The Meatout also appealed to the environmentally friendly students of UVM.

“It’s really hard to be an environmentalist if you’re a meat eater – a lot of times those things are contradictory,” she said. “I think it’s important for students to see how wonderful vegan food can be and how easily it translates into their diets.”

For students who live on campus, Galdenzi suggests thinking outside the box and exploring all the vegetarian options that are available on campus. 

“Once [students] realize where the meat comes from, I think they will be more inclined to avoid it,” Galdenzi said. “We’re really out here to raise awareness for students.”

While being a vegetarian is a step in the right direction, the volunteers at Meatout were very clear that going vegan should be the end result. 

“To be a vegetarian and not a vegan, you are really contributing to the meat industry,” Galdenzi said. “It’s a great starting point, but to really live by the principles and ethics, being vegan really embodies everything.” 

She suggested checking out some vegan literature and websites to get inspired. 
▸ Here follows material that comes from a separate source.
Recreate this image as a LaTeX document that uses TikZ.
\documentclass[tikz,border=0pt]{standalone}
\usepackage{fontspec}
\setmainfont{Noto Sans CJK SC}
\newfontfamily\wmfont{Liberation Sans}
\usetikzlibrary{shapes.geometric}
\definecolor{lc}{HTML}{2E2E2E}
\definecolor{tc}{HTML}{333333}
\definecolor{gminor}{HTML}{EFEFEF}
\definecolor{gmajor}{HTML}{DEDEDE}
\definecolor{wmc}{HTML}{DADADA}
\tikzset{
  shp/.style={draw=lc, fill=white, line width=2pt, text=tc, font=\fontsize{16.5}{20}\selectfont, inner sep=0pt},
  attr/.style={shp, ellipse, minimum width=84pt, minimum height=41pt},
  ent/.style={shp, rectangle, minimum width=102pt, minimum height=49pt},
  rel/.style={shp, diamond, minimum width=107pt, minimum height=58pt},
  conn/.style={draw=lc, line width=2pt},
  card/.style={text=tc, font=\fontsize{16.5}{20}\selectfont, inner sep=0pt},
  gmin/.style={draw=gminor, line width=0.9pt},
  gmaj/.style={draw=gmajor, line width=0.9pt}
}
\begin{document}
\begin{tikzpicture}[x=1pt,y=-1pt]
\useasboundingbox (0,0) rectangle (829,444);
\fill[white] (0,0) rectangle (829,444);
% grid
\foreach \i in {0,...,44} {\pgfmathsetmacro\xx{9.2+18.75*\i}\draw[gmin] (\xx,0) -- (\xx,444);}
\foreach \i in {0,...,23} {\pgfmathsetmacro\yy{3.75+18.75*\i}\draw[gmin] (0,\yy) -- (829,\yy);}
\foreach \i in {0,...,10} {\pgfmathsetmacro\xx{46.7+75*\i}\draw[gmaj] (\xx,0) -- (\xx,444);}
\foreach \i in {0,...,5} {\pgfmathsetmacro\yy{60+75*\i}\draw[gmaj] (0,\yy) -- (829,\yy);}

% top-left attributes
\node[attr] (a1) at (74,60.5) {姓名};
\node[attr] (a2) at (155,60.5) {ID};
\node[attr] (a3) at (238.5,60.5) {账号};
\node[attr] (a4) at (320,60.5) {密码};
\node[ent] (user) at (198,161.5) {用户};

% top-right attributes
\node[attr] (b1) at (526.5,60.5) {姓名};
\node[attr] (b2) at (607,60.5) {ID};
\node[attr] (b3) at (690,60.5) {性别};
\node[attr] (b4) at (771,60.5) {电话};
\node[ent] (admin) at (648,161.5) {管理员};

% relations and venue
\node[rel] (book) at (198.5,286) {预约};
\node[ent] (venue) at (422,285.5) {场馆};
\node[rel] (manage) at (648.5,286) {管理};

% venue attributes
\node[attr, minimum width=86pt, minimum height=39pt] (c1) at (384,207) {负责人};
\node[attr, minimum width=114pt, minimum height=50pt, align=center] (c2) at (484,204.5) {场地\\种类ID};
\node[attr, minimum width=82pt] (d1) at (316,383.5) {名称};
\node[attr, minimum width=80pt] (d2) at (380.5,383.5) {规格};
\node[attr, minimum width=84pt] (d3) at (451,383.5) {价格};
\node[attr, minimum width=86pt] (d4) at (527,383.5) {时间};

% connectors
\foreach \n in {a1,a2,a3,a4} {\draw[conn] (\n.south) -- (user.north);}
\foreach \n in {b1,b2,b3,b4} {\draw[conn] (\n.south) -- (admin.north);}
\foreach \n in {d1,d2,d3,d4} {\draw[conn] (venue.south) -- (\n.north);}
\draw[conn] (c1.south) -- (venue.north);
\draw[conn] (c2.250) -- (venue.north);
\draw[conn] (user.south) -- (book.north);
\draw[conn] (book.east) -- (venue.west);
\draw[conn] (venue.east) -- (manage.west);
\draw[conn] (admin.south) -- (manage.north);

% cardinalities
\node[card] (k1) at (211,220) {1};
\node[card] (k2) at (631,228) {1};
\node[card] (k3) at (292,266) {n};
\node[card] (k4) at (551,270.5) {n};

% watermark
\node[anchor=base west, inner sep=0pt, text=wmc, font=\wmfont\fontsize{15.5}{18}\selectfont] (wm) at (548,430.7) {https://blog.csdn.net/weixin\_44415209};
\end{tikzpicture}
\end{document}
“A really great website is the Post Punk Kitchen,” Galdenzi said. “It’s a fun and entertaining blog about going from being an avid meat lover to becoming a vegan and the process of changing a diet so much.”
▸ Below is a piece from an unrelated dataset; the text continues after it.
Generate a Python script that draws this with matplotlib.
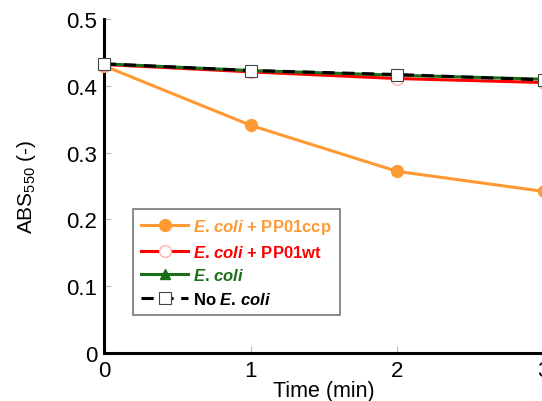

Erin Maurer, a first-year who follows a vegetarian diet, says she could never follow a vegan diet. 

“I really like milk and stuff,” Maurer said. “Getting protein in my diet would be so much harder as a vegan. I also really enjoy baked goods.”

Sophomore Hilary Hilmer said that she believes getting necessary nutrients for the body should be done naturally and not through taking supplements.

“I just love meat,” Hilmer said. “I love steak, hamburgers, ribs – you name it, and I just could never give it up. I also suffer from anemia, so cutting meat out of my diet would be really severe.”

Sophomore Taylor Morgan agreed. 

“The reason I could never be a vegetarian or a vegan would probably be Five Guys,” MacDonald said. “I couldn’t possibly live without it.”